----- Recorded data

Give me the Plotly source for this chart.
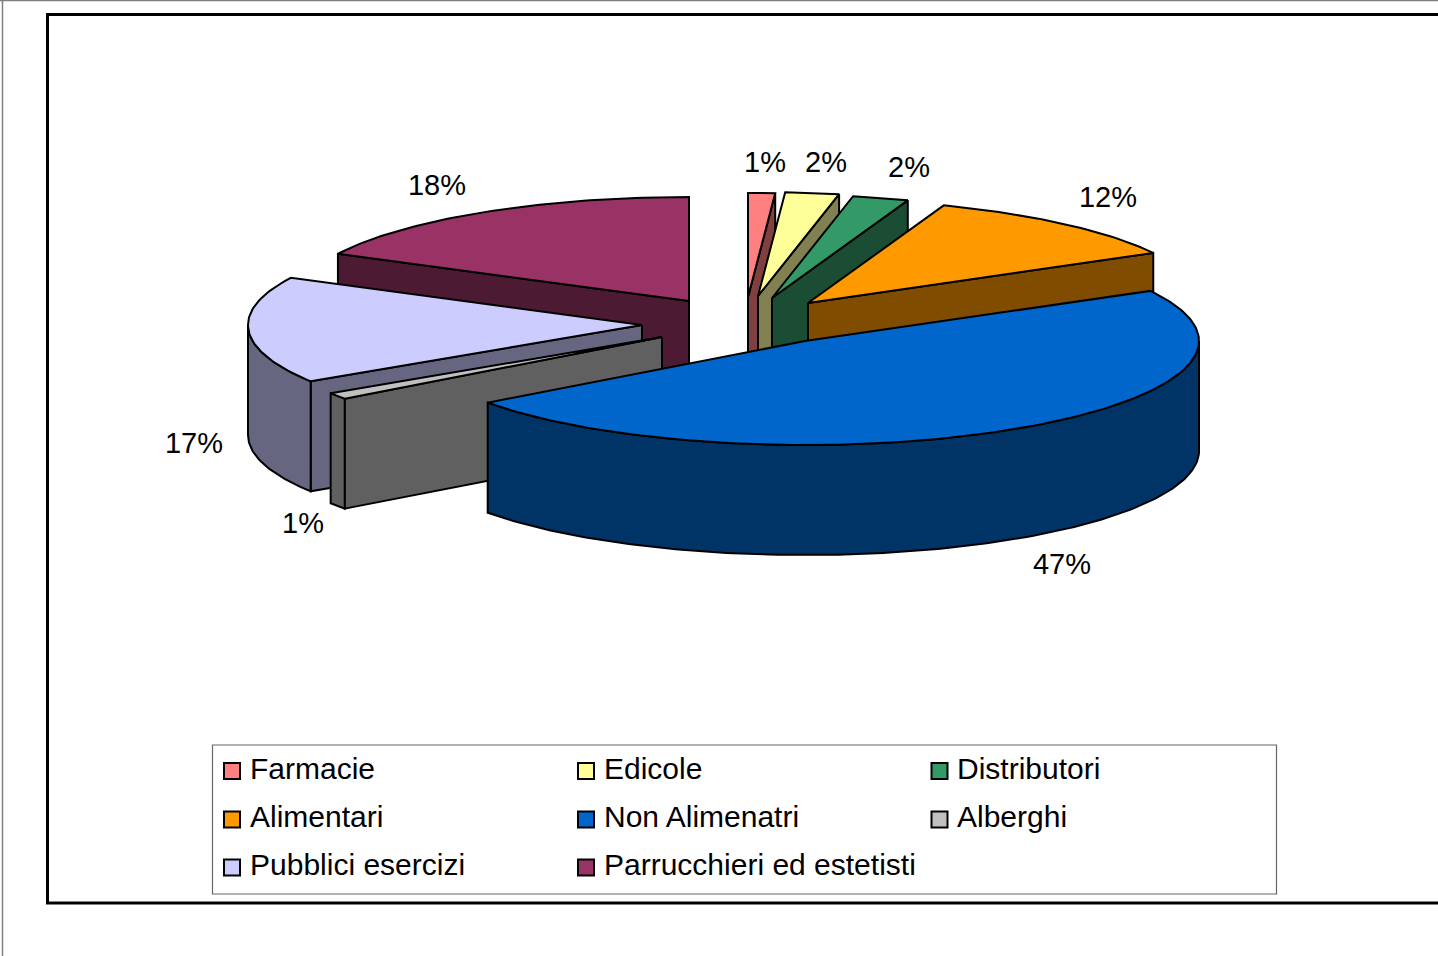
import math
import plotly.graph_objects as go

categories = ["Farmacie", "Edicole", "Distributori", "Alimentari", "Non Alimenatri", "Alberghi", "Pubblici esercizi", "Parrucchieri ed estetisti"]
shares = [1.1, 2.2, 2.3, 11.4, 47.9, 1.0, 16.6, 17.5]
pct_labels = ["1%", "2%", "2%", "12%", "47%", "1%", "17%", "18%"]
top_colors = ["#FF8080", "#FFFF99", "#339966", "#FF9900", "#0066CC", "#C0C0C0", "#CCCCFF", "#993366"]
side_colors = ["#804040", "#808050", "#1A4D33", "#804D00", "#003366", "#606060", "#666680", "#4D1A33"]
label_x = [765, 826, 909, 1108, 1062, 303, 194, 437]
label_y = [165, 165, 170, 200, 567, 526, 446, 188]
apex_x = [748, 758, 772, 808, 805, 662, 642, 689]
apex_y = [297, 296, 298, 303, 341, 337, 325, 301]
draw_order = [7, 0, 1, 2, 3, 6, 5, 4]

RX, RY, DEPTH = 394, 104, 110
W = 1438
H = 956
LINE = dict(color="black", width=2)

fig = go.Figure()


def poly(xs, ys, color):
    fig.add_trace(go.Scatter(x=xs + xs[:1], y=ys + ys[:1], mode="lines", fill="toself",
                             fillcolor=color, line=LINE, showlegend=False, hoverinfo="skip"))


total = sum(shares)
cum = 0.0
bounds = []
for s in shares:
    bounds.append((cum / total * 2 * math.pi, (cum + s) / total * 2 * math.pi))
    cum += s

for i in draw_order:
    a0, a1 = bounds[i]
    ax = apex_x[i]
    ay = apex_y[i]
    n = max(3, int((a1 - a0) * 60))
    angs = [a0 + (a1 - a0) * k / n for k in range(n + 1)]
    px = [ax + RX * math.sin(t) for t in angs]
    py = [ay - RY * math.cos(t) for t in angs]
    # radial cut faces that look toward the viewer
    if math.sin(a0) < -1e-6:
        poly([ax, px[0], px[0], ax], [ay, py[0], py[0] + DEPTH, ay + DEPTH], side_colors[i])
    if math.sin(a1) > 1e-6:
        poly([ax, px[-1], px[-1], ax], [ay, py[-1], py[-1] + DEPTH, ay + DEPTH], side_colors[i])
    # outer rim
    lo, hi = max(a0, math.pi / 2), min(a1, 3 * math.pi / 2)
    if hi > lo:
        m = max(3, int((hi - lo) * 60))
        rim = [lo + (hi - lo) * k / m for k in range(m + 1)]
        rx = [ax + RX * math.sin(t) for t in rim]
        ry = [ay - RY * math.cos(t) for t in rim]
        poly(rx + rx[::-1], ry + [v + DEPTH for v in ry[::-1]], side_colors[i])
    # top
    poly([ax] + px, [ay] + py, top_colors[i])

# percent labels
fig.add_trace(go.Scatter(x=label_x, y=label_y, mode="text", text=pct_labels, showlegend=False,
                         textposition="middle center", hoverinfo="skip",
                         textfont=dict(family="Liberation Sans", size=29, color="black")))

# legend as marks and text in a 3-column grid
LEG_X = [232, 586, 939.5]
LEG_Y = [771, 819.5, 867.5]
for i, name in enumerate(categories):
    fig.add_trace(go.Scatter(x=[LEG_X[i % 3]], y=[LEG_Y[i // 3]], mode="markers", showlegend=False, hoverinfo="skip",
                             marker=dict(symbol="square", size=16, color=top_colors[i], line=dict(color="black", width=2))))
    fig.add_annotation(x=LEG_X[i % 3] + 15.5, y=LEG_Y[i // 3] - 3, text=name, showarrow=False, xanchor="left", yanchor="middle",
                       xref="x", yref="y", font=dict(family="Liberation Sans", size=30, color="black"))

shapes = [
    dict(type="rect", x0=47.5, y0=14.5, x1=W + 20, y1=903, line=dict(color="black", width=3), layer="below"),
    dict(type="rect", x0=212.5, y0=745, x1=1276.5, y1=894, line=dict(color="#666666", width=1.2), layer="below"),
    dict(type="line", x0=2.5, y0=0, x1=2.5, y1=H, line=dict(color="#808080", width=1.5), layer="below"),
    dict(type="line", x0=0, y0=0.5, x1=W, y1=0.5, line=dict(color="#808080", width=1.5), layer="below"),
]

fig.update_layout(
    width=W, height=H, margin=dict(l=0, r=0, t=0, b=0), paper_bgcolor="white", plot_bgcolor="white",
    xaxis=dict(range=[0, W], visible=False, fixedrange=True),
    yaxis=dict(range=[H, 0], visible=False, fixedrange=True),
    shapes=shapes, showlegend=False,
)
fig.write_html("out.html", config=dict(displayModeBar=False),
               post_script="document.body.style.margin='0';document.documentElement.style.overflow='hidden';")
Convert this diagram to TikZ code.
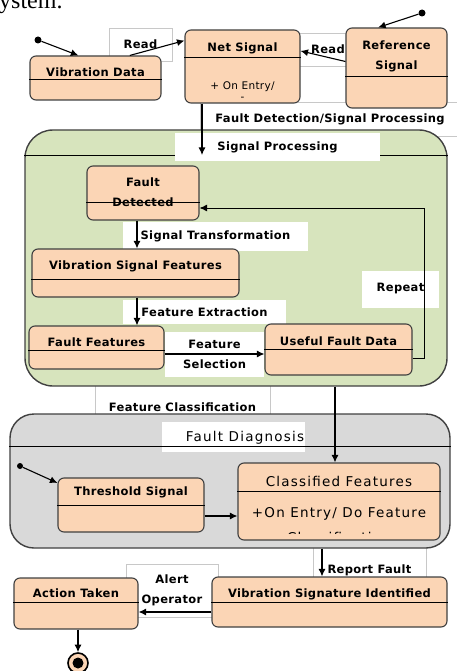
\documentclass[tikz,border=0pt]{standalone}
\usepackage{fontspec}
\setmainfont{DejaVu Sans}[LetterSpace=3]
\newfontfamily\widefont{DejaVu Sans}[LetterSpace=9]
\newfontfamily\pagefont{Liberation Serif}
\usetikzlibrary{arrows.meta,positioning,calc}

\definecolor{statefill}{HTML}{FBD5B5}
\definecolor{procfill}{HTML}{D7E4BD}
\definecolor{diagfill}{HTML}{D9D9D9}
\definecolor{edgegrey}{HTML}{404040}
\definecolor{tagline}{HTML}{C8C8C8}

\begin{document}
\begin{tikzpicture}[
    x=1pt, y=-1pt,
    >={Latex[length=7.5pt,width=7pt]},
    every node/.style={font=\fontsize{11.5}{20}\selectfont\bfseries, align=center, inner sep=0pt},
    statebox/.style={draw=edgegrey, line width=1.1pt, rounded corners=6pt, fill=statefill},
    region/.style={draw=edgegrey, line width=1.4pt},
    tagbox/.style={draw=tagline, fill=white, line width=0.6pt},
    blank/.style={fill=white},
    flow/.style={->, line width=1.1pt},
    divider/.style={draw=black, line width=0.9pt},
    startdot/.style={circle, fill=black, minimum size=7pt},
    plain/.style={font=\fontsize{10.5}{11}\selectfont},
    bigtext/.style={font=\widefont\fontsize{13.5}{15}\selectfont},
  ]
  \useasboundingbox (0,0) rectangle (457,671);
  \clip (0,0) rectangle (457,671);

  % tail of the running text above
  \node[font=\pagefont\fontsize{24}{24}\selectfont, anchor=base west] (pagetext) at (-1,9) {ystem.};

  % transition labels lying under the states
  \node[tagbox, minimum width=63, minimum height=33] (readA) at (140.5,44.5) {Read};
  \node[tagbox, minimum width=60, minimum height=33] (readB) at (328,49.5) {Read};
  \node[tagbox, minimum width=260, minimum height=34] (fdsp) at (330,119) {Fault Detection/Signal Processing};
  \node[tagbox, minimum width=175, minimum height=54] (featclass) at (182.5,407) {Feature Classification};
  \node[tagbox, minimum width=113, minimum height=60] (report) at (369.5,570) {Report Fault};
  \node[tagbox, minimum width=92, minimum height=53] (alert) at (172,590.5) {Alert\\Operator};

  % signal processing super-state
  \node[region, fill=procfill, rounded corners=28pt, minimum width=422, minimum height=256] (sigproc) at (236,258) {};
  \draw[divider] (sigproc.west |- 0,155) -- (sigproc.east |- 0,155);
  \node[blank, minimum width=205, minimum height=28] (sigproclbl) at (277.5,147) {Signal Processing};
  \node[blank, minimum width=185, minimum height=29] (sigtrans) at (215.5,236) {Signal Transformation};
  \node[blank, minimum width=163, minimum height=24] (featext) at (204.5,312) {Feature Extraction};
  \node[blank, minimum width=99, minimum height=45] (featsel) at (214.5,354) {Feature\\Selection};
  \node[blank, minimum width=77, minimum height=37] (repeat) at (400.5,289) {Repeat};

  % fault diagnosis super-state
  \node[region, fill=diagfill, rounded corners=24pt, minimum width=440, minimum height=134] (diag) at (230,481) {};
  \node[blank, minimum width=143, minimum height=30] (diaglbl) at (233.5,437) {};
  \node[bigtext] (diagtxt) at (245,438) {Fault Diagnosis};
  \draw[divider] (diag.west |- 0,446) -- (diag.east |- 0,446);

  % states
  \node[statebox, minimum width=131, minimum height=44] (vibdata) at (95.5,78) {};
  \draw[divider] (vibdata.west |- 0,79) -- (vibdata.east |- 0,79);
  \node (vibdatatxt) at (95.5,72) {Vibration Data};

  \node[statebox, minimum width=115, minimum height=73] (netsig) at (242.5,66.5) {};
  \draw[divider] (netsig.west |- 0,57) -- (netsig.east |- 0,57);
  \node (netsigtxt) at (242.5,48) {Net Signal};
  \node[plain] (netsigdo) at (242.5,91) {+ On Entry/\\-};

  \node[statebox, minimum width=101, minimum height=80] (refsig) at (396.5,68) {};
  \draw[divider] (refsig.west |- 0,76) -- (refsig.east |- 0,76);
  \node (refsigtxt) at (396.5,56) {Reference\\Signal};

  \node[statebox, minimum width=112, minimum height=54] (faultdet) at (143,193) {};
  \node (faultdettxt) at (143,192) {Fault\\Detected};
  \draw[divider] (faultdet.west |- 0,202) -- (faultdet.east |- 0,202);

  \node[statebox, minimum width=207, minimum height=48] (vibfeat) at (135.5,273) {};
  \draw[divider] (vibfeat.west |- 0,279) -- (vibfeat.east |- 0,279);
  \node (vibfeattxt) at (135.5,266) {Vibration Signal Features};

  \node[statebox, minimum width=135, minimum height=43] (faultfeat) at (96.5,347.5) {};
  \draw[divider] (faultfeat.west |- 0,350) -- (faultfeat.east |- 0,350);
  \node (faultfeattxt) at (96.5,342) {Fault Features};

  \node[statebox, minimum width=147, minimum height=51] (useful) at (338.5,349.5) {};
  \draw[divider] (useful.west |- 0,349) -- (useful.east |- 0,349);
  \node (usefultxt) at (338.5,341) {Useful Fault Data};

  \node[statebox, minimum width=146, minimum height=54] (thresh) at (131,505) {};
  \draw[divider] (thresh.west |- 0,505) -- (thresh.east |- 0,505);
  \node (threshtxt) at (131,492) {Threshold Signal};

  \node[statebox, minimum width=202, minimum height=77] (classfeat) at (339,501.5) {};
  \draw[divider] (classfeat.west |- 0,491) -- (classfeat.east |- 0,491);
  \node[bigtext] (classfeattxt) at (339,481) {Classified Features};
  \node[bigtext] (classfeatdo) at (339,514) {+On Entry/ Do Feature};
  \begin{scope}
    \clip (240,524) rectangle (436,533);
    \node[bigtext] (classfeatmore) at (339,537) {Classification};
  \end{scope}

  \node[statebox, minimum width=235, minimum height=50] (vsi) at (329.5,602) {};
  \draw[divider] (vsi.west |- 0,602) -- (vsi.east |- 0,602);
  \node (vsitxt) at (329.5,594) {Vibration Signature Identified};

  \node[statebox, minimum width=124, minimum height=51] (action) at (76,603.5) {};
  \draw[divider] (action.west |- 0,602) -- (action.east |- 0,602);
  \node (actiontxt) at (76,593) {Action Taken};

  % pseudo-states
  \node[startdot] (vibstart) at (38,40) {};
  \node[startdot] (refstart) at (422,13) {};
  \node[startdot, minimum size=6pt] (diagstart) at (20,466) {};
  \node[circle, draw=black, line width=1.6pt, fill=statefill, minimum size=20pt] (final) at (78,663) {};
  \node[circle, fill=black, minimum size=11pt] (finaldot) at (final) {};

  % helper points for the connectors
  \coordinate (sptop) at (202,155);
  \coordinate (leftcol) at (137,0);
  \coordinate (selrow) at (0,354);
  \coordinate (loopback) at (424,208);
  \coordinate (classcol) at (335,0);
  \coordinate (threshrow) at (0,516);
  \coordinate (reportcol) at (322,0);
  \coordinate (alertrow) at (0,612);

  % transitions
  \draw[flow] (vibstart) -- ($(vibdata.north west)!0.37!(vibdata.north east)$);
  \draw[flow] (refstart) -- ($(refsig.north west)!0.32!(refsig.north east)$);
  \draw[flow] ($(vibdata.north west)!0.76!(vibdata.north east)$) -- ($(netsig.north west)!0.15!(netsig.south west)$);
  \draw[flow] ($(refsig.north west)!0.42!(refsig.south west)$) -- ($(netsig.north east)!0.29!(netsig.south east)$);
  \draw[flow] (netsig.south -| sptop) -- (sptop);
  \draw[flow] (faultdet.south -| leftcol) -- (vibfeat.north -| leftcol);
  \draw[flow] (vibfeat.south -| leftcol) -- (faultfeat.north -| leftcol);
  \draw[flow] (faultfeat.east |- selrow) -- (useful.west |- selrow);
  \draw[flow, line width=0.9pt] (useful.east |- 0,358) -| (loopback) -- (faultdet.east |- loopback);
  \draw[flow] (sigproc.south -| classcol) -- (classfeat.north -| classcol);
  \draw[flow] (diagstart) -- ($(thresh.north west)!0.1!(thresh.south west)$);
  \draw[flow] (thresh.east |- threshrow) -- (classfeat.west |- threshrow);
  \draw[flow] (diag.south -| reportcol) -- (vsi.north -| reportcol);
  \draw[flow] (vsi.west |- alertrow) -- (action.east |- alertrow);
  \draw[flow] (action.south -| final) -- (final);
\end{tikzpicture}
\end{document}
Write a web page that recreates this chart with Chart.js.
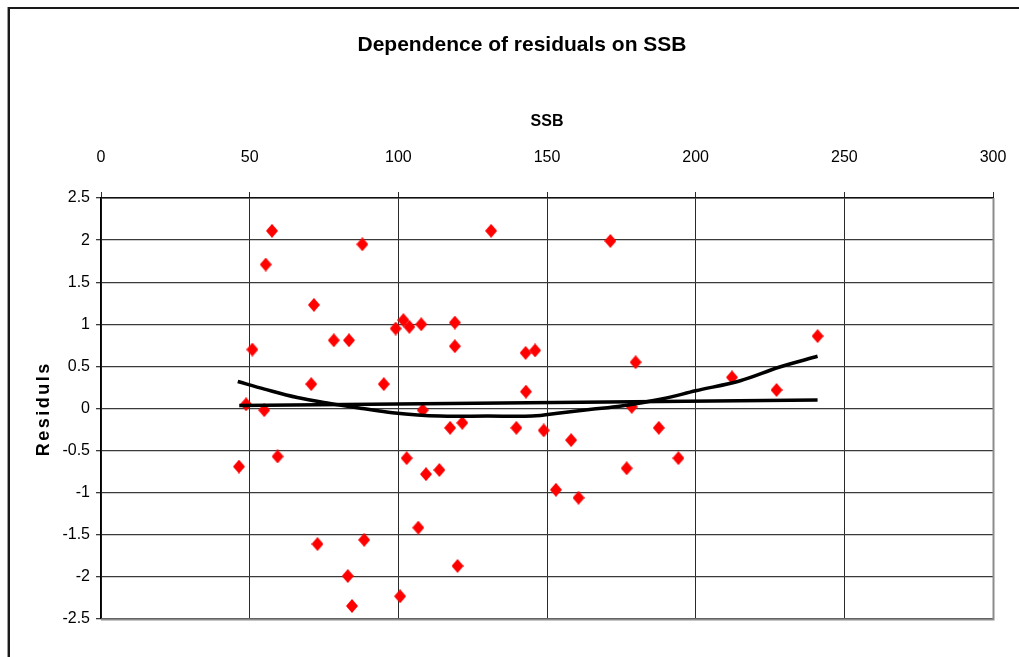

----------

* [Goal of the exercise]:
Begin at the line containing "Convert this diagram to TikZ code.", end at the line containing "anchor=base west] (pagetext)", and copy those lines word for word, both included. Skip pictures.

* [Correct result]:
Convert this diagram to TikZ code.
\documentclass[tikz,border=0pt]{standalone}
\usepackage{fontspec}
\setmainfont{DejaVu Sans}[LetterSpace=3]
\newfontfamily\widefont{DejaVu Sans}[LetterSpace=9]
\newfontfamily\pagefont{Liberation Serif}
\usetikzlibrary{arrows.meta,positioning,calc}

\definecolor{statefill}{HTML}{FBD5B5}
\definecolor{procfill}{HTML}{D7E4BD}
\definecolor{diagfill}{HTML}{D9D9D9}
\definecolor{edgegrey}{HTML}{404040}
\definecolor{tagline}{HTML}{C8C8C8}

\begin{document}
\begin{tikzpicture}[
    x=1pt, y=-1pt,
    >={Latex[length=7.5pt,width=7pt]},
    every node/.style={font=\fontsize{11.5}{20}\selectfont\bfseries, align=center, inner sep=0pt},
    statebox/.style={draw=edgegrey, line width=1.1pt, rounded corners=6pt, fill=statefill},
    region/.style={draw=edgegrey, line width=1.4pt},
    tagbox/.style={draw=tagline, fill=white, line width=0.6pt},
    blank/.style={fill=white},
    flow/.style={->, line width=1.1pt},
    divider/.style={draw=black, line width=0.9pt},
    startdot/.style={circle, fill=black, minimum size=7pt},
    plain/.style={font=\fontsize{10.5}{11}\selectfont},
    bigtext/.style={font=\widefont\fontsize{13.5}{15}\selectfont},
  ]
  \useasboundingbox (0,0) rectangle (457,671);
  \clip (0,0) rectangle (457,671);

  % tail of the running text above
  \node[font=\pagefont\fontsize{24}{24}\selectfont, anchor=base west] (pagetext) at (-1,9) {ystem.};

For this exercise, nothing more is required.